Guinness Asset Management Global Energy Fund
17 June 2008
The Guinness Global Energy Fund offers investors the opportunity to gain exposure to the potentially increasing value of energy companies arising from the growing global demand for energy and from the world’s diminishing supply of hydrocarbon reserves.
This fund follows the recent UK retail market launch of the Guinness Alternative Energy Fund on 21 February 2008. It is the intention that these will be the first funds of a full stable of specialist sector and thematic funds which will enable investors to gain exposure to investments in energy, Asia and innovation.
The fund will be managed by Tim Guinness, a Citywire AAA-rated fund manager with over 26 years’ fund management experience.
Minimum investment: US$20,000
Initial charge: 2%
Annual management fee: 1.5%
Contact: For more information visit www.guinnessfunds.com
Philip Johnson says:
The fund will invest in companies engaged in the exploration, production and distribution of energy. Energy includes oil, natural gas, coal, nuclear, utilities and alternative energy. Activities include exploration, production and distribution.
It will run a concentrated portfolio, investing in energy companies worldwide, both domiciled in developed economies such as the US, Europe and Asia and in emerging markets. Under normal market conditions the fund will invest in approximately 40 stocks.

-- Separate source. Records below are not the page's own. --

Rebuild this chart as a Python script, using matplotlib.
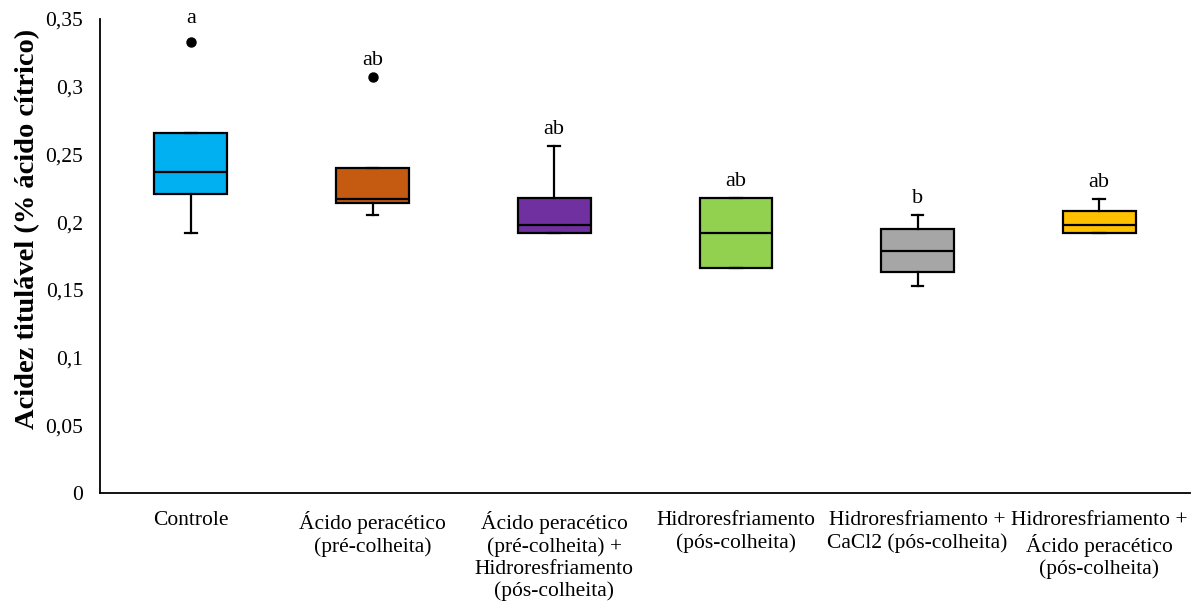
import matplotlib
matplotlib.use("Agg")
import matplotlib.pyplot as plt
from matplotlib.ticker import FuncFormatter

plt.rcParams['font.family'] = ['Liberation Serif', 'DejaVu Serif']

categories = [
    "Controle",
    "Ácido peracético\n(pré-colheita)",
    "Ácido peracético\n(pré-colheita) +\nHidroresfriamento\n(pós-colheita)",
    "Hidroresfriamento\n(pós-colheita)",
    "Hidroresfriamento +\nCaCl2 (pós-colheita)",
    "Hidroresfriamento +\nÁcido peracético\n(pós-colheita)",
]
whisker_low = [0.192, 0.205, 0.192, 0.166, 0.153, 0.192]
q1 = [0.221, 0.214, 0.192, 0.166, 0.163, 0.192]
median = [0.237, 0.217, 0.198, 0.192, 0.179, 0.198]
q3 = [0.266, 0.240, 0.218, 0.218, 0.195, 0.208]
whisker_high = [0.266, 0.240, 0.256, 0.218, 0.205, 0.217]
outliers = [[0.333], [0.307], [], [], [], []]
letters = ["a", "ab", "ab", "ab", "b", "ab"]
colors = ["#00B0F0", "#C55A11", "#7030A0", "#92D050", "#A6A6A6", "#FFC000"]

fig = plt.figure(figsize=(11.93, 6.05), dpi=100)
ax = fig.add_axes([100 / 1193, 1 - 493 / 605, 1090 / 1193, 474 / 605])

stats = []
for i in range(len(categories)):
    stats.append(dict(whislo=whisker_low[i], q1=q1[i], med=median[i],
                      q3=q3[i], whishi=whisker_high[i], fliers=outliers[i]))

positions = list(range(len(categories)))
art = ax.bxp(stats, positions=positions, widths=0.4, capwidths=0.066,
             patch_artist=True, showfliers=True,
             boxprops=dict(linewidth=1.6, edgecolor="black"),
             medianprops=dict(color="black", linewidth=1.6),
             whiskerprops=dict(color="black", linewidth=1.6),
             capprops=dict(color="black", linewidth=1.6),
             flierprops=dict(marker="o", markerfacecolor="black",
                             markeredgecolor="black", markersize=6.5))
for patch, c in zip(art["boxes"], colors):
    patch.set_facecolor(c)

# significance letters above the highest mark of each group
letter_gap = [10, 5, 5, 5, 5, 5]
for i, lab in enumerate(letters):
    top = max([whisker_high[i]] + outliers[i])
    ax.annotate(lab, (i, top), xytext=(0, letter_gap[i]),
                textcoords="offset points", ha="center", va="bottom",
                fontsize=16, annotation_clip=False)

ax.set_xlim(-0.5, len(categories) - 0.5)
ax.set_ylim(0, 0.35)
ax.set_yticks([0, 0.05, 0.1, 0.15, 0.2, 0.25, 0.3, 0.35])
ax.yaxis.set_major_formatter(FuncFormatter(
    lambda v, p: ("%g" % round(v, 2)).replace(".", ",")))
ax.set_xticks(positions)
ax.set_xticklabels(categories, linespacing=1.2)
ax.tick_params(axis="both", length=0, labelsize=15.5)
ax.tick_params(axis="y", pad=12)
ax.tick_params(axis="x", pad=13)

for s in ["top", "right"]:
    ax.spines[s].set_visible(False)
for s in ["left", "bottom"]:
    ax.spines[s].set_linewidth(1.3)

ax.set_ylabel("Acidez titulável (% ácido cítrico)", fontsize=20.5,
              fontweight="bold")
ax.yaxis.set_label_coords(-0.055, 0.557)

fig.savefig("out.png", dpi=100)
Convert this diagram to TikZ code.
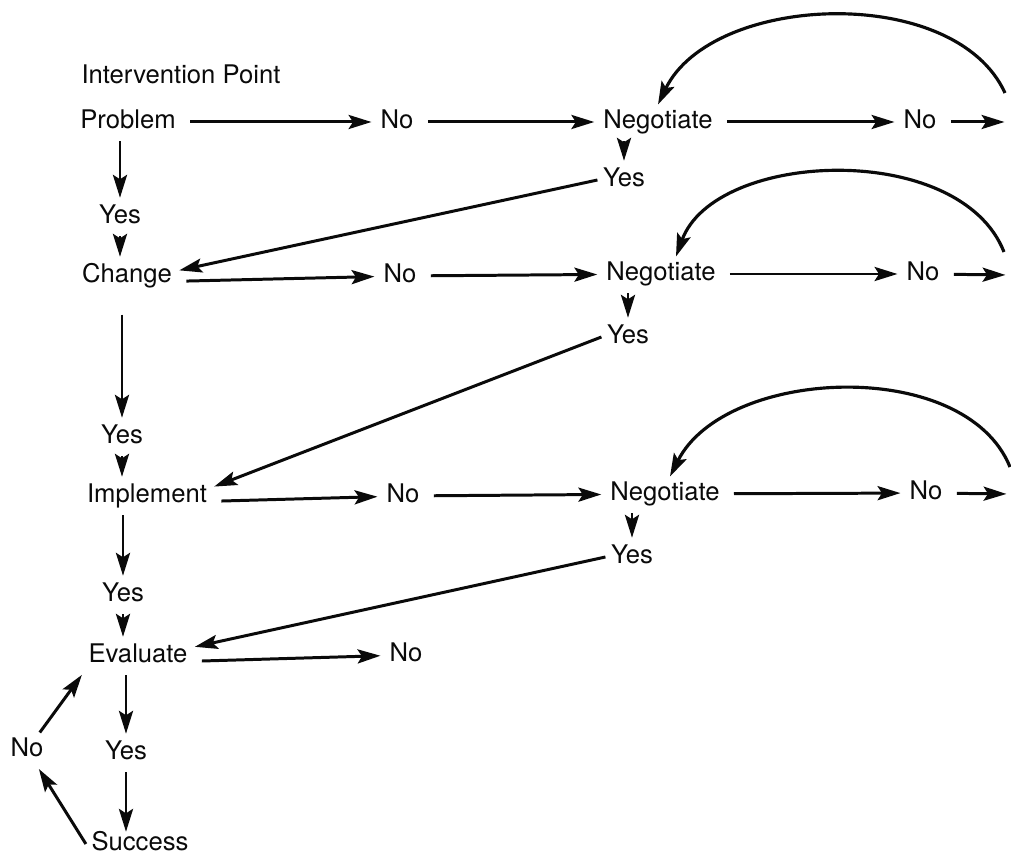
\documentclass[tikz,border=0pt]{standalone}
\usepackage{fontspec}
\setmainfont{TeX Gyre Heros}
\usepackage{tikz}
\usetikzlibrary{arrows.meta, calc}
\definecolor{ink}{RGB}{10, 10, 10}

\begin{document}
\begin{tikzpicture}[
    font=\fontsize{14.6}{17}\selectfont,
    word/.style={text=ink, inner sep=3pt, text height=10.5pt, text depth=3pt},
    flowarrow/.style={-{Stealth[length=13pt, width=8pt, inset=2.5pt]}, line width=1.7pt, draw=ink,
                      shorten <=5pt, shorten >=2pt},
    droparrow/.style={-{Stealth[length=13pt, width=8pt, inset=2.5pt]}, line width=1.7pt, draw=ink,
                      shorten <=1pt, shorten >=1pt},
    returnarrow/.style={-{Stealth[length=13pt, width=8pt, inset=2.5pt]}, line width=1.7pt, draw=ink,
                        shorten >=1pt},
    loopback/.style={-{Stealth[length=13pt, width=8pt, inset=2.5pt]}, line width=1.8pt, draw=ink},
]

\useasboundingbox (0, 0) rectangle (20.22, -17.1);

% ============================================================
% LEFT COLUMN (intervention points)
% ============================================================
\node[word] (intro) at (3.62, -1.54) {Intervention Point};

\node[word] (problem)   at (2.56, -2.44)  {Problem};
\node[word] (yes1)      at (2.40, -4.34)  {Yes};
\node[word] (change)    at (2.54, -5.52)  {Change};
\node[word] (yes2)      at (2.44, -8.74)  {Yes};
\node[word] (implement) at (2.94, -9.92)  {Implement};
\node[word] (yes3)      at (2.46, -11.9)  {Yes};
\node[word] (evaluate)  at (2.76, -13.12) {Evaluate};
\node[word] (yes4)      at (2.52, -15.06) {Yes};
\node[word] (success)   at (2.80, -16.88) {Success};
\node[word] (retry)     at (0.54, -15.0)  {No};

% ============================================================
% NEGOTIATION ROWS
% ============================================================
\node[word] (no1)    at (7.94, -2.44)  {No};
\node[word] (neg1)   at (13.16, -2.44) {Negotiate};
\node[word] (fail1)  at (18.40, -2.44) {No};
\node[word] (agree1) at (12.48, -3.60) {Yes};
\coordinate (exit1) at (20.16, -2.44);
\coordinate (back1) at (20.10, -1.86);

\node[word] (no2)    at (8.00, -5.52)  {No};
\node[word] (neg2)   at (13.22, -5.48) {Negotiate};
\node[word] (fail2)  at (18.46, -5.48) {No};
\node[word] (agree2) at (12.56, -6.74) {Yes};
\coordinate (exit2) at (20.18, -5.50);
\coordinate (back2) at (20.08, -5.04);

\node[word] (no3)    at (8.06, -9.92)  {No};
\node[word] (neg3)   at (13.30, -9.88) {Negotiate};
\node[word] (fail3)  at (18.52, -9.86) {No};
\node[word] (agree3) at (12.64, -11.14) {Yes};
\coordinate (exit3) at (20.20, -9.88);
\coordinate (back3) at (20.20, -9.34);

\node[word] (no4) at (8.12, -13.1) {No};

% ============================================================
% MAIN VERTICAL FLOW
% ============================================================
\draw[droparrow] (yes1 |- problem.south) -- (yes1.north);
\draw[droparrow] (yes1.south) -- (yes1 |- change.north);
\draw[droparrow, shorten <=12pt] (yes2 |- change.south) -- (yes2.north);
\draw[droparrow] (yes2.south) -- (yes2 |- implement.north);
\draw[droparrow] (yes3 |- implement.south) -- (yes3.north);
\draw[droparrow] (yes3.south) -- (yes3 |- evaluate.north);
\draw[droparrow] (yes4 |- evaluate.south) -- (yes4.north);
\draw[droparrow, shorten >=-3pt] (yes4.south) -- (yes4 |- success.north);

% evaluation loop back on the left
\draw[returnarrow] (success.west) -- (retry);
\draw[returnarrow] (retry) -- (evaluate.south west);

% ============================================================
% NO -> NEGOTIATE -> NO (rows)
% ============================================================
\draw[flowarrow] (problem) -- (no1);
\draw[flowarrow] (no1) -- (neg1);
\draw[flowarrow] (neg1) -- (fail1);
\draw[flowarrow] (fail1) -- (exit1);

\draw[flowarrow] ([yshift=-3pt]change.east) -- (no2);
\draw[flowarrow] (no2) -- (neg2);
\draw[flowarrow] (neg2) -- (fail2);
\draw[flowarrow] (fail2) -- (exit2);

\draw[flowarrow] ([yshift=-3pt]implement.east) -- (no3);
\draw[flowarrow] (no3) -- (neg3);
\draw[flowarrow] (neg3) -- (fail3);
\draw[flowarrow] (fail3) -- (exit3);

\draw[flowarrow] ([yshift=-3pt]evaluate.east) -- (no4);

% ============================================================
% NEGOTIATE -> YES -> back to the left column
% ============================================================
\draw[droparrow] (agree1 |- neg1.south) -- (agree1.north);
\draw[droparrow] (agree2 |- neg2.south) -- (agree2.north);
\draw[droparrow] (agree3 |- neg3.south) -- (agree3.north);

\draw[returnarrow] (agree1.west) -- ([yshift=3pt]change.east);
\draw[returnarrow] (agree2.west) -- ([yshift=5pt]implement.east);
\draw[returnarrow] (agree3.west) -- ([yshift=5pt]evaluate.east);

% ============================================================
% RENEGOTIATION ARCS
% ============================================================
\draw[loopback] (back1) .. controls (19.1, 0.34) and (14.24, 0.14) .. (neg1.north);
\draw[loopback] (back2) .. controls (19.2, -2.8) and (14.3, -3.0) .. ($(neg2.north)+(0.3, 0)$);
\draw[loopback] (back3) .. controls (19.3, -7.12) and (14.5, -7.34) .. ($(neg3.north)+(0.1, 0)$);

\end{tikzpicture}
\end{document}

Rising energy costs have signalled the end of cheap oil. Fundamental supply-demand economics dictate that the days of cheap oil are behind us. Yet global energy consumption continues to surge. Although the alternative energy revolution is under way, mainstream energy (oil, natural gas, coal, and other fossil fuels) will remain an important energy source for years to come. Demand from the developing world will continue to outstrip global supply growth, which creates a very favourable
trading environment for energy companies.
When thinking about investment into this fund it is worth taking a look at three factors relating to oil. Firstly, oil demand has grown from 31 million barrels in 1965 to 86 million barrels per day in 2007. Secondly, looking to the future, the International Energy Agency estimate for 2030 is 116 million barrels, a further 35 per cent increase. Lastly, Chinese oil demand has grown by 93 per cent in the last ten years.
Clearly this fund is not just concerned with investing in oil-related companies; other important areas of investment will be companies connected with utilities and alternative energy.
It is worth considering this fund as part of a well-balanced portfolio. Direct investment has a minimum subscription level for UK investors of £10,000. However, investment of less than £10,000 can be made by investing in an ISA using other platforms.